• TASK TO COMPLETE
Your copy of the material must match it exactly, except that pictures are dropped.

• Code that draws figures
# # #
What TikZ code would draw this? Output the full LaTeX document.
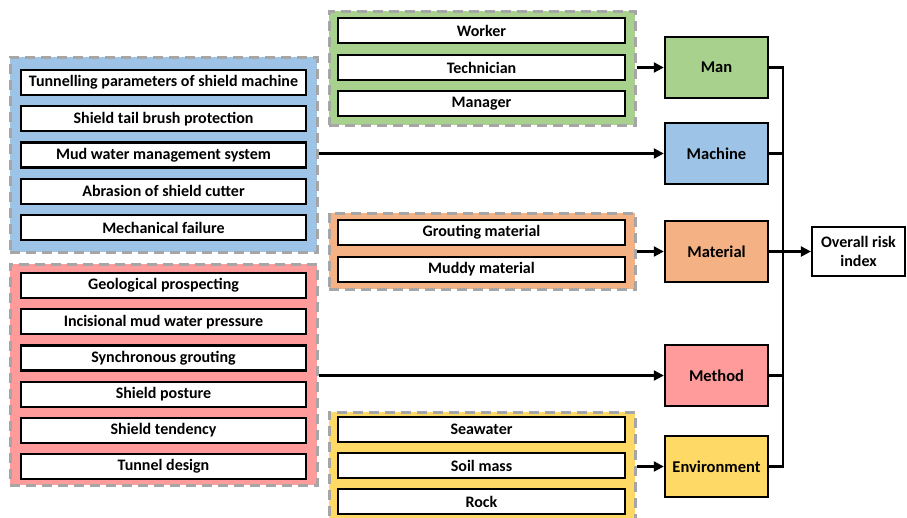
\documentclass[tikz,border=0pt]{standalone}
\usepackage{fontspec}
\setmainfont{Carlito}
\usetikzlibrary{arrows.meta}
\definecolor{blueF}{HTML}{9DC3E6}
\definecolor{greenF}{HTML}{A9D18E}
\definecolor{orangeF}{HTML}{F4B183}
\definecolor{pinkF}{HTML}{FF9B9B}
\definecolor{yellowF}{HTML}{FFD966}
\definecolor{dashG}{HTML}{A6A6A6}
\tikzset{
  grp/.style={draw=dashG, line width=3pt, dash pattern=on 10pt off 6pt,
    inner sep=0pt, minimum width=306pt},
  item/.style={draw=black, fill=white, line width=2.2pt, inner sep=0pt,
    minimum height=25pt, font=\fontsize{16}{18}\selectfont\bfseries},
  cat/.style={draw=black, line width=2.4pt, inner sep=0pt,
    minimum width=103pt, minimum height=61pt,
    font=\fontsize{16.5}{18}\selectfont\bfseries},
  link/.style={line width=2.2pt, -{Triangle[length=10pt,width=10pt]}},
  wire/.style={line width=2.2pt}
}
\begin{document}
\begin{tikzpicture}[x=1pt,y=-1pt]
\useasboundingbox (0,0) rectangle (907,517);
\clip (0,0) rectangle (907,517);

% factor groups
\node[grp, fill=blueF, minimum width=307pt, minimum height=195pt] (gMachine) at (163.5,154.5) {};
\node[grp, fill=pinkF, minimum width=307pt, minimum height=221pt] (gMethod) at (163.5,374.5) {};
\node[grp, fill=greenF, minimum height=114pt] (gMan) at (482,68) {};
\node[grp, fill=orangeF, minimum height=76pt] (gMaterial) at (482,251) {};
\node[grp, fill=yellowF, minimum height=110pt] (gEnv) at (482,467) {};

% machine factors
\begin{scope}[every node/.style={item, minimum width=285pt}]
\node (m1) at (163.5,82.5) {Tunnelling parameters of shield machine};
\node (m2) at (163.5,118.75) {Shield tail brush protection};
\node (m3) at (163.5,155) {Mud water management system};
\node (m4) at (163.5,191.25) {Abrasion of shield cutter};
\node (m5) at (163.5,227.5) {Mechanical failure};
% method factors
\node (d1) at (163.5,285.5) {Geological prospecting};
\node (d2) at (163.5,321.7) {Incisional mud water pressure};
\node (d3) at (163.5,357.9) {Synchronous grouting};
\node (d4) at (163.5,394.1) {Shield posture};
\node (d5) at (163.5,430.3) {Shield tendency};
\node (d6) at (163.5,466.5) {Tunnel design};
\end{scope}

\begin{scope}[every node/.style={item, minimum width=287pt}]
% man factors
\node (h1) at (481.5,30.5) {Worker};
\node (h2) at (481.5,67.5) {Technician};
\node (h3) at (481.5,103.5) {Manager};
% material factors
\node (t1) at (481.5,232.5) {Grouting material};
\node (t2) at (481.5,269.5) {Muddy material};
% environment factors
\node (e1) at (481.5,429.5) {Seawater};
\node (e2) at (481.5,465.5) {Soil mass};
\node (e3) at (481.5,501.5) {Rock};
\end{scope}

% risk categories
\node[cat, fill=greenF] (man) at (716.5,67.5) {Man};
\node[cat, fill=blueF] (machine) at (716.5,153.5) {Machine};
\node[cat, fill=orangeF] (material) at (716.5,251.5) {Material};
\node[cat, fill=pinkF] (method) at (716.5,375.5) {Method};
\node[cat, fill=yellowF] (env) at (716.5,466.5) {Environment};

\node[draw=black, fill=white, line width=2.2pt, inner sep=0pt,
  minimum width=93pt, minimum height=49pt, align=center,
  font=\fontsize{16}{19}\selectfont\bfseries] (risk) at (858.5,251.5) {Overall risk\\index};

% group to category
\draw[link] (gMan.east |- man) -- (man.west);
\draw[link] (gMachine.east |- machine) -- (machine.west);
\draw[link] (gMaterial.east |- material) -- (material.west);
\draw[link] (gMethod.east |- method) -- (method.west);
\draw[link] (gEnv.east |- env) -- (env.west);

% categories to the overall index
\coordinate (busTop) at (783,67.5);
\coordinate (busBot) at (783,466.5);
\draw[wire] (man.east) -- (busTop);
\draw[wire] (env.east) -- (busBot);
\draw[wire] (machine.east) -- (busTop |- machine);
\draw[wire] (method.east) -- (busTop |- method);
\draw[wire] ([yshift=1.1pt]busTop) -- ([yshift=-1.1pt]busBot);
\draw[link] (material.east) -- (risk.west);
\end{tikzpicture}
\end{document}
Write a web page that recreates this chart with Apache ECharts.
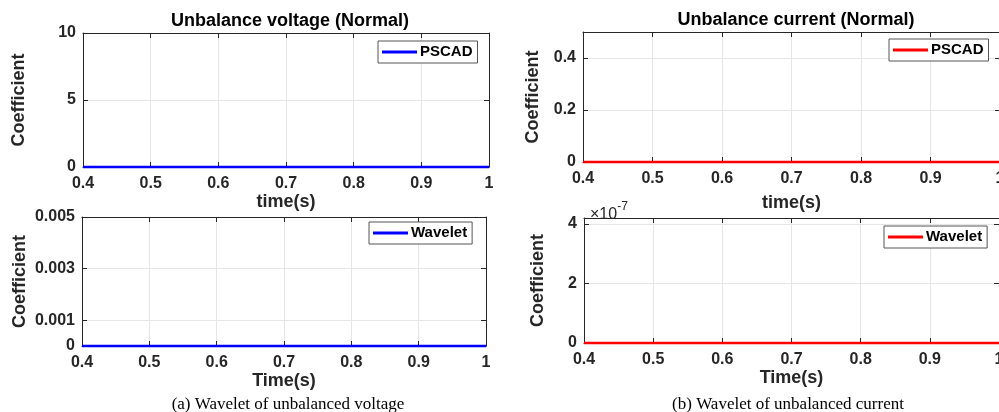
# # #
• SOLUTION FOR THIS TASK
What TikZ code would draw this? Output the full LaTeX document.
\documentclass[tikz,border=0pt]{standalone}
\usepackage{fontspec}
\setmainfont{Carlito}
\usetikzlibrary{arrows.meta}
\definecolor{blueF}{HTML}{9DC3E6}
\definecolor{greenF}{HTML}{A9D18E}
\definecolor{orangeF}{HTML}{F4B183}
\definecolor{pinkF}{HTML}{FF9B9B}
\definecolor{yellowF}{HTML}{FFD966}
\definecolor{dashG}{HTML}{A6A6A6}
\tikzset{
  grp/.style={draw=dashG, line width=3pt, dash pattern=on 10pt off 6pt,
    inner sep=0pt, minimum width=306pt},
  item/.style={draw=black, fill=white, line width=2.2pt, inner sep=0pt,
    minimum height=25pt, font=\fontsize{16}{18}\selectfont\bfseries},
  cat/.style={draw=black, line width=2.4pt, inner sep=0pt,
    minimum width=103pt, minimum height=61pt,
    font=\fontsize{16.5}{18}\selectfont\bfseries},
  link/.style={line width=2.2pt, -{Triangle[length=10pt,width=10pt]}},
  wire/.style={line width=2.2pt}
}
\begin{document}
\begin{tikzpicture}[x=1pt,y=-1pt]
\useasboundingbox (0,0) rectangle (907,517);
\clip (0,0) rectangle (907,517);

% factor groups
\node[grp, fill=blueF, minimum width=307pt, minimum height=195pt] (gMachine) at (163.5,154.5) {};
\node[grp, fill=pinkF, minimum width=307pt, minimum height=221pt] (gMethod) at (163.5,374.5) {};
\node[grp, fill=greenF, minimum height=114pt] (gMan) at (482,68) {};
\node[grp, fill=orangeF, minimum height=76pt] (gMaterial) at (482,251) {};
\node[grp, fill=yellowF, minimum height=110pt] (gEnv) at (482,467) {};

% machine factors
\begin{scope}[every node/.style={item, minimum width=285pt}]
\node (m1) at (163.5,82.5) {Tunnelling parameters of shield machine};
\node (m2) at (163.5,118.75) {Shield tail brush protection};
\node (m3) at (163.5,155) {Mud water management system};
\node (m4) at (163.5,191.25) {Abrasion of shield cutter};
\node (m5) at (163.5,227.5) {Mechanical failure};
% method factors
\node (d1) at (163.5,285.5) {Geological prospecting};
\node (d2) at (163.5,321.7) {Incisional mud water pressure};
\node (d3) at (163.5,357.9) {Synchronous grouting};
\node (d4) at (163.5,394.1) {Shield posture};
\node (d5) at (163.5,430.3) {Shield tendency};
\node (d6) at (163.5,466.5) {Tunnel design};
\end{scope}

\begin{scope}[every node/.style={item, minimum width=287pt}]
% man factors
\node (h1) at (481.5,30.5) {Worker};
\node (h2) at (481.5,67.5) {Technician};
\node (h3) at (481.5,103.5) {Manager};
% material factors
\node (t1) at (481.5,232.5) {Grouting material};
\node (t2) at (481.5,269.5) {Muddy material};
% environment factors
\node (e1) at (481.5,429.5) {Seawater};
\node (e2) at (481.5,465.5) {Soil mass};
\node (e3) at (481.5,501.5) {Rock};
\end{scope}

% risk categories
\node[cat, fill=greenF] (man) at (716.5,67.5) {Man};
\node[cat, fill=blueF] (machine) at (716.5,153.5) {Machine};
\node[cat, fill=orangeF] (material) at (716.5,251.5) {Material};
\node[cat, fill=pinkF] (method) at (716.5,375.5) {Method};
\node[cat, fill=yellowF] (env) at (716.5,466.5) {Environment};

\node[draw=black, fill=white, line width=2.2pt, inner sep=0pt,
  minimum width=93pt, minimum height=49pt, align=center,
  font=\fontsize{16}{19}\selectfont\bfseries] (risk) at (858.5,251.5) {Overall risk\\index};

% group to category
\draw[link] (gMan.east |- man) -- (man.west);
\draw[link] (gMachine.east |- machine) -- (machine.west);
\draw[link] (gMaterial.east |- material) -- (material.west);
\draw[link] (gMethod.east |- method) -- (method.west);
\draw[link] (gEnv.east |- env) -- (env.west);

% categories to the overall index
\coordinate (busTop) at (783,67.5);
\coordinate (busBot) at (783,466.5);
\draw[wire] (man.east) -- (busTop);
\draw[wire] (env.east) -- (busBot);
\draw[wire] (machine.east) -- (busTop |- machine);
\draw[wire] (method.east) -- (busTop |- method);
\draw[wire] ([yshift=1.1pt]busTop) -- ([yshift=-1.1pt]busBot);
\draw[link] (material.east) -- (risk.west);
\end{tikzpicture}
\end{document}
Write a web page that recreates this chart with Apache ECharts.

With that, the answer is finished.